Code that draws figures
* START *

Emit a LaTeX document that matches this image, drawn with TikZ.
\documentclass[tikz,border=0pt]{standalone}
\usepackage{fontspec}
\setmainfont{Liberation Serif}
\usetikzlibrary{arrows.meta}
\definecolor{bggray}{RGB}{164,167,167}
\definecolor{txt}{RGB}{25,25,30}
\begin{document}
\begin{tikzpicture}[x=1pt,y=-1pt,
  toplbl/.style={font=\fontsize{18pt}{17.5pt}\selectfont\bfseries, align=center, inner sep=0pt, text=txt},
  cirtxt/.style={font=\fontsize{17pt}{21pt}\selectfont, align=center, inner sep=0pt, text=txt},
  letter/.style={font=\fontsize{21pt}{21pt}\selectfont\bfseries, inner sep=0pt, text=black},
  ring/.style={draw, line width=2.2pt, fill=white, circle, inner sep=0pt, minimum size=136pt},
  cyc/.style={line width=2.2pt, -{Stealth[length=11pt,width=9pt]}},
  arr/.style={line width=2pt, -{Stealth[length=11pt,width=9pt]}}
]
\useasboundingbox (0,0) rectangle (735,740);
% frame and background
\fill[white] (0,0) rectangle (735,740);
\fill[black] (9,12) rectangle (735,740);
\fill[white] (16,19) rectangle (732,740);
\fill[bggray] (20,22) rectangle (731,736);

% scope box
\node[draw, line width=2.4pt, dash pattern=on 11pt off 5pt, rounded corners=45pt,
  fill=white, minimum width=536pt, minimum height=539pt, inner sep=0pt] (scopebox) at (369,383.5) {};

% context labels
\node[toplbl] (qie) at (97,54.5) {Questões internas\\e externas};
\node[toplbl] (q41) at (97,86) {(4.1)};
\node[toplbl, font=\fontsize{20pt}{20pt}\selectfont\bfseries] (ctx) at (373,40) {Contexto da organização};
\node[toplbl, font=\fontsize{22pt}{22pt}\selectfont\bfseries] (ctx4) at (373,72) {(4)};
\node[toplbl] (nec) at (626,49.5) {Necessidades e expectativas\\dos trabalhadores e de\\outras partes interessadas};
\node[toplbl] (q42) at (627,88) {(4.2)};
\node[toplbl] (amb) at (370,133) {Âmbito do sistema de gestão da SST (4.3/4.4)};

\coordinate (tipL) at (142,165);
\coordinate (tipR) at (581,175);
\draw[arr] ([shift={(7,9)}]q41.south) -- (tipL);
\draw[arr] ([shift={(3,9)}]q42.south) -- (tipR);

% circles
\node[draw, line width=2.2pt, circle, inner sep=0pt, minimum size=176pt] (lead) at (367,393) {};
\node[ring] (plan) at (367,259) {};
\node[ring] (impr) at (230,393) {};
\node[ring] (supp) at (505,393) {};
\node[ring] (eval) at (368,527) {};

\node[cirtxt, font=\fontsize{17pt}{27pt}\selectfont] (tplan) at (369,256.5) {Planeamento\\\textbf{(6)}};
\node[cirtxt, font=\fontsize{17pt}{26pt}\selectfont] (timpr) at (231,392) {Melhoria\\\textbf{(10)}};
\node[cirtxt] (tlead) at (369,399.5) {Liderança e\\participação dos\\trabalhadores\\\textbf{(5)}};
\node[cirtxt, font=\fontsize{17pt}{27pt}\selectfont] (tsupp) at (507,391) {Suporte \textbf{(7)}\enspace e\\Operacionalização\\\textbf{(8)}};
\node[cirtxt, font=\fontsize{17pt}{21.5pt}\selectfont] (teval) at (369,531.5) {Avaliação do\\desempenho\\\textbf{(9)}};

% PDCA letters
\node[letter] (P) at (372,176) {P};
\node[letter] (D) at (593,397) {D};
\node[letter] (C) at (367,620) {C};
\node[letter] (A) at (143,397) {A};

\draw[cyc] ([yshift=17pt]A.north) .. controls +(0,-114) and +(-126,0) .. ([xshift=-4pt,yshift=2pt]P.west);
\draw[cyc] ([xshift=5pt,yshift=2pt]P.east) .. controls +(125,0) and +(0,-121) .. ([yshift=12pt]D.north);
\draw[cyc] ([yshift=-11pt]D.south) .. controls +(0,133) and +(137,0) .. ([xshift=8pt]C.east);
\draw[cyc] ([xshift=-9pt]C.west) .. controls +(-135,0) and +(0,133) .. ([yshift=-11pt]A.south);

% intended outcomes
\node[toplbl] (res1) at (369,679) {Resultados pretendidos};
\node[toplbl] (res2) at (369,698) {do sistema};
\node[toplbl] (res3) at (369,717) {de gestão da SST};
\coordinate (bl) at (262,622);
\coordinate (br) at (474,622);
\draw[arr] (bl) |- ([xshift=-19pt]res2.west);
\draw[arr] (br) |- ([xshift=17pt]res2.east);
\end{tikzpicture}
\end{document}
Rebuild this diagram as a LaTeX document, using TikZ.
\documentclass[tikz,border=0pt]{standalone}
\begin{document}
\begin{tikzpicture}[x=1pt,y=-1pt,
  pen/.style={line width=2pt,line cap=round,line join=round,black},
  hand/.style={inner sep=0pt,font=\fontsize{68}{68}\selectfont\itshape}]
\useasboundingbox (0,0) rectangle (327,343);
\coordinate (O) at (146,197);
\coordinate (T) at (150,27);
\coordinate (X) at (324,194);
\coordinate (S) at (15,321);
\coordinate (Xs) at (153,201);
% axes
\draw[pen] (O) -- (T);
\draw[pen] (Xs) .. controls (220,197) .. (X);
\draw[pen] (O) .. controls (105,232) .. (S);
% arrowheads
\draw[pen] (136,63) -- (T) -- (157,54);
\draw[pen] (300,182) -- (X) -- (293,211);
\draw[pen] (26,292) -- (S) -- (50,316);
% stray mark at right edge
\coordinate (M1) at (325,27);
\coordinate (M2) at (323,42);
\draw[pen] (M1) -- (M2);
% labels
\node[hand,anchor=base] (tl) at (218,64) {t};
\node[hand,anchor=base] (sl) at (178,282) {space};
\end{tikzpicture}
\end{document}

* END *

### AIM:
Print the material above verbatim, first line through the line containing "(20,22) rectangle (731,736);", both included.

### WRITTEN RESPONSE:
Emit a LaTeX document that matches this image, drawn with TikZ.
\documentclass[tikz,border=0pt]{standalone}
\usepackage{fontspec}
\setmainfont{Liberation Serif}
\usetikzlibrary{arrows.meta}
\definecolor{bggray}{RGB}{164,167,167}
\definecolor{txt}{RGB}{25,25,30}
\begin{document}
\begin{tikzpicture}[x=1pt,y=-1pt,
  toplbl/.style={font=\fontsize{18pt}{17.5pt}\selectfont\bfseries, align=center, inner sep=0pt, text=txt},
  cirtxt/.style={font=\fontsize{17pt}{21pt}\selectfont, align=center, inner sep=0pt, text=txt},
  letter/.style={font=\fontsize{21pt}{21pt}\selectfont\bfseries, inner sep=0pt, text=black},
  ring/.style={draw, line width=2.2pt, fill=white, circle, inner sep=0pt, minimum size=136pt},
  cyc/.style={line width=2.2pt, -{Stealth[length=11pt,width=9pt]}},
  arr/.style={line width=2pt, -{Stealth[length=11pt,width=9pt]}}
]
\useasboundingbox (0,0) rectangle (735,740);
% frame and background
\fill[white] (0,0) rectangle (735,740);
\fill[black] (9,12) rectangle (735,740);
\fill[white] (16,19) rectangle (732,740);
\fill[bggray] (20,22) rectangle (731,736);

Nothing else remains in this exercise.